What you need to do:
In this exercise, return the whole listing exactly, excluding any images.
— Start —
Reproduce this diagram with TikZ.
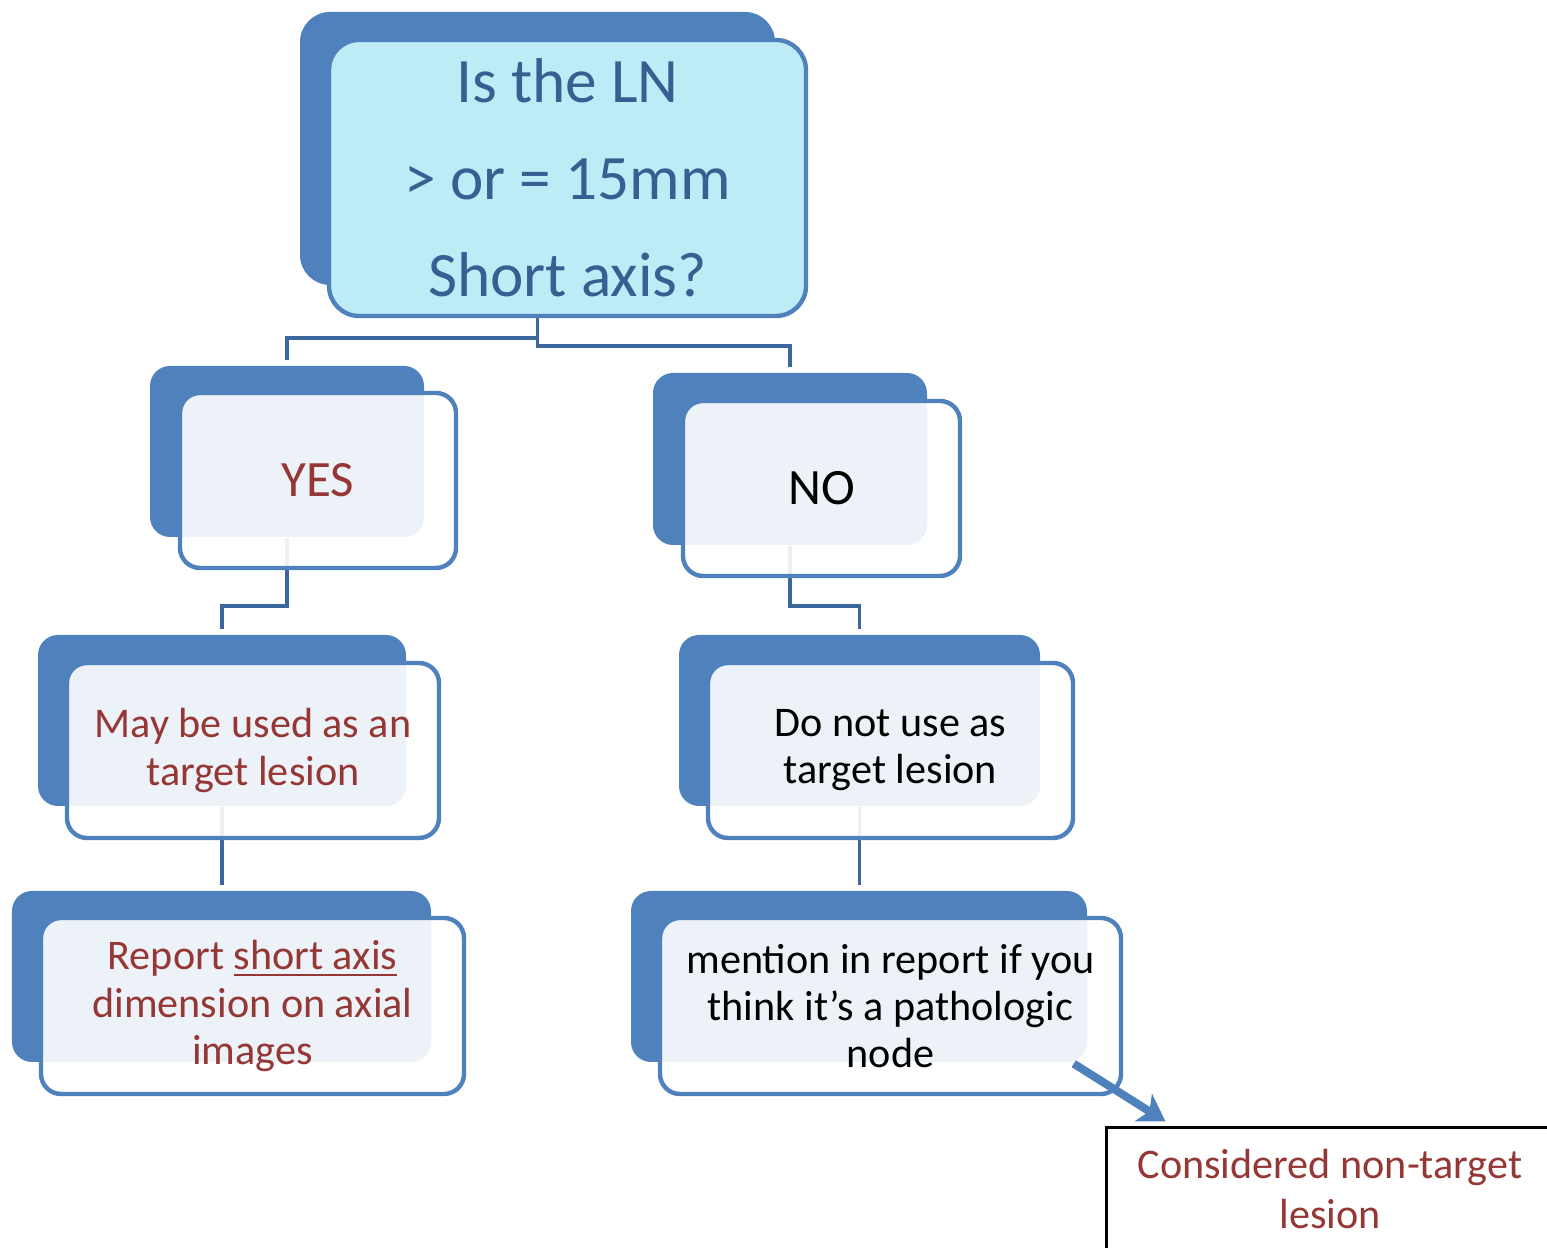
\documentclass[tikz,border=0pt]{standalone}
\usepackage{fontspec}
\setmainfont{Carlito}
\usetikzlibrary{arrows.meta, positioning, calc}
\definecolor{boxblue}{HTML}{4F81BD}
\definecolor{linkblue}{HTML}{3C679C}
\definecolor{askcyan}{HTML}{BDEBF6}
\definecolor{asktext}{HTML}{376092}
\definecolor{darkred}{HTML}{953735}
\tikzset{
	backbox/.style={rectangle, rounded corners=0.2cm, fill=boxblue, inner sep=0pt},
	frontbox/.style={rectangle, rounded corners=0.2cm, draw=boxblue, line width=1.25pt, fill=white, fill opacity=0.9, text opacity=1, inner sep=0pt, align=center},
	askbox/.style={frontbox, rounded corners=0.3cm, fill=askcyan, fill opacity=1, text=asktext, font=\fontsize{18}{27.6}\selectfont},
	answer/.style={font=\fontsize{14.5}{17}\selectfont},
	action/.style={font=\fontsize{12}{13.4}\selectfont},
	link/.style={draw=linkblue, line width=1.1pt, shorten >=0.05cm},
	arrow/.style={draw=boxblue, line width=2.3pt, -{Stealth[length=2.6mm, width=3.2mm, inset=0.7mm]}}
}
\begin{document}
\begin{tikzpicture}
		\useasboundingbox (0,0) rectangle (15.47,12.48);
		\clip (0,0) rectangle (15.47,12.48);
		% Cajas traseras
		\node (askb) [backbox, rounded corners=0.3cm, minimum width=4.75cm, minimum height=2.73cm] at (5.375,10.995) {};
		\node (yesb) [backbox, minimum width=2.74cm, minimum height=1.71cm] at (2.87,7.965) {};
		\node (nob) [backbox, minimum width=2.74cm, minimum height=1.72cm] at (7.90,7.89) {};
		\node (mayb) [backbox, minimum width=3.68cm, minimum height=1.71cm] at (2.22,5.275) {};
		\node (dob) [backbox, minimum width=3.61cm, minimum height=1.71cm] at (8.595,5.275) {};
		\node (repb) [backbox, minimum width=4.19cm, minimum height=1.71cm] at (2.215,2.715) {};
		\node (menb) [backbox, minimum width=4.56cm, minimum height=1.71cm] at (8.59,2.715) {};
		
		% Conexiones
		\draw [link] (askb.south) -- ++(0,-0.52) -| (yesb.north);
		\draw [link] (askb.south) -- ++(0,-0.60) -| (nob.north);
		\draw [link] (yesb.south) -- ++(0,-0.68) -| (mayb.north);
		\draw [link] (nob.south) -- ++(0,-0.60) -| (dob.north);
		\draw [link] (mayb.south) -- (mayb.south |- repb.north);
		\draw [link] (dob.south) -- (dob.south |- menb.north);
		
		% Cajas delanteras
		\node (ask) [askbox, minimum width=4.77cm, minimum height=2.76cm] at (5.675,10.70) {Is the LN\\> or = 15mm\\Short axis?};
		\node (yes) [frontbox, answer, text=darkred, minimum width=2.76cm, minimum height=1.75cm] at (3.18,7.675) {YES};
		\node (no) [frontbox, answer, minimum width=2.77cm, minimum height=1.75cm] at (8.215,7.595) {NO};
		\node (may) [frontbox, action, text=darkred, minimum width=3.72cm, minimum height=1.75cm] at (2.53,4.975) {May be used as an\\target lesion};
		\node (donot) [frontbox, action, minimum width=3.65cm, minimum height=1.75cm] at (8.905,4.975) {Do not use as\\target lesion};
		\node (report) [frontbox, action, text=darkred, minimum width=4.23cm, minimum height=1.76cm] at (2.525,2.42) {Report \underline{short axis}\\dimension on axial\\images};
		\node (mention) [frontbox, action, minimum width=4.61cm, minimum height=1.76cm] at (8.905,2.42) {mention in report if you\\think it’s a pathologic\\node};
		
		% Salida
		\node (nontarget) [draw=black, line width=0.85pt, minimum width=4.48cm, minimum height=1.22cm, align=center, text=darkred, font=\fontsize{12}{14.2}\selectfont] at (13.30,0.59) {Considered non-target\\lesion};
		\draw [arrow] ($(menb.south east)+(-0.14,-0.01)$) -- ($(nontarget.north west)+(0.61,0.05)$);
	\end{tikzpicture}
\end{document}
— End —
Finished exercise:
Reproduce this diagram with TikZ.
\documentclass[tikz,border=0pt]{standalone}
\usepackage{fontspec}
\setmainfont{Carlito}
\usetikzlibrary{arrows.meta, positioning, calc}
\definecolor{boxblue}{HTML}{4F81BD}
\definecolor{linkblue}{HTML}{3C679C}
\definecolor{askcyan}{HTML}{BDEBF6}
\definecolor{asktext}{HTML}{376092}
\definecolor{darkred}{HTML}{953735}
\tikzset{
	backbox/.style={rectangle, rounded corners=0.2cm, fill=boxblue, inner sep=0pt},
	frontbox/.style={rectangle, rounded corners=0.2cm, draw=boxblue, line width=1.25pt, fill=white, fill opacity=0.9, text opacity=1, inner sep=0pt, align=center},
	askbox/.style={frontbox, rounded corners=0.3cm, fill=askcyan, fill opacity=1, text=asktext, font=\fontsize{18}{27.6}\selectfont},
	answer/.style={font=\fontsize{14.5}{17}\selectfont},
	action/.style={font=\fontsize{12}{13.4}\selectfont},
	link/.style={draw=linkblue, line width=1.1pt, shorten >=0.05cm},
	arrow/.style={draw=boxblue, line width=2.3pt, -{Stealth[length=2.6mm, width=3.2mm, inset=0.7mm]}}
}
\begin{document}
\begin{tikzpicture}
		\useasboundingbox (0,0) rectangle (15.47,12.48);
		\clip (0,0) rectangle (15.47,12.48);
		% Cajas traseras
		\node (askb) [backbox, rounded corners=0.3cm, minimum width=4.75cm, minimum height=2.73cm] at (5.375,10.995) {};
		\node (yesb) [backbox, minimum width=2.74cm, minimum height=1.71cm] at (2.87,7.965) {};
		\node (nob) [backbox, minimum width=2.74cm, minimum height=1.72cm] at (7.90,7.89) {};
		\node (mayb) [backbox, minimum width=3.68cm, minimum height=1.71cm] at (2.22,5.275) {};
		\node (dob) [backbox, minimum width=3.61cm, minimum height=1.71cm] at (8.595,5.275) {};
		\node (repb) [backbox, minimum width=4.19cm, minimum height=1.71cm] at (2.215,2.715) {};
		\node (menb) [backbox, minimum width=4.56cm, minimum height=1.71cm] at (8.59,2.715) {};
		
		% Conexiones
		\draw [link] (askb.south) -- ++(0,-0.52) -| (yesb.north);
		\draw [link] (askb.south) -- ++(0,-0.60) -| (nob.north);
		\draw [link] (yesb.south) -- ++(0,-0.68) -| (mayb.north);
		\draw [link] (nob.south) -- ++(0,-0.60) -| (dob.north);
		\draw [link] (mayb.south) -- (mayb.south |- repb.north);
		\draw [link] (dob.south) -- (dob.south |- menb.north);
		
		% Cajas delanteras
		\node (ask) [askbox, minimum width=4.77cm, minimum height=2.76cm] at (5.675,10.70) {Is the LN\\> or = 15mm\\Short axis?};
		\node (yes) [frontbox, answer, text=darkred, minimum width=2.76cm, minimum height=1.75cm] at (3.18,7.675) {YES};
		\node (no) [frontbox, answer, minimum width=2.77cm, minimum height=1.75cm] at (8.215,7.595) {NO};
		\node (may) [frontbox, action, text=darkred, minimum width=3.72cm, minimum height=1.75cm] at (2.53,4.975) {May be used as an\\target lesion};
		\node (donot) [frontbox, action, minimum width=3.65cm, minimum height=1.75cm] at (8.905,4.975) {Do not use as\\target lesion};
		\node (report) [frontbox, action, text=darkred, minimum width=4.23cm, minimum height=1.76cm] at (2.525,2.42) {Report \underline{short axis}\\dimension on axial\\images};
		\node (mention) [frontbox, action, minimum width=4.61cm, minimum height=1.76cm] at (8.905,2.42) {mention in report if you\\think it’s a pathologic\\node};
		
		% Salida
		\node (nontarget) [draw=black, line width=0.85pt, minimum width=4.48cm, minimum height=1.22cm, align=center, text=darkred, font=\fontsize{12}{14.2}\selectfont] at (13.30,0.59) {Considered non-target\\lesion};
		\draw [arrow] ($(menb.south east)+(-0.14,-0.01)$) -- ($(nontarget.north west)+(0.61,0.05)$);
	\end{tikzpicture}
\end{document}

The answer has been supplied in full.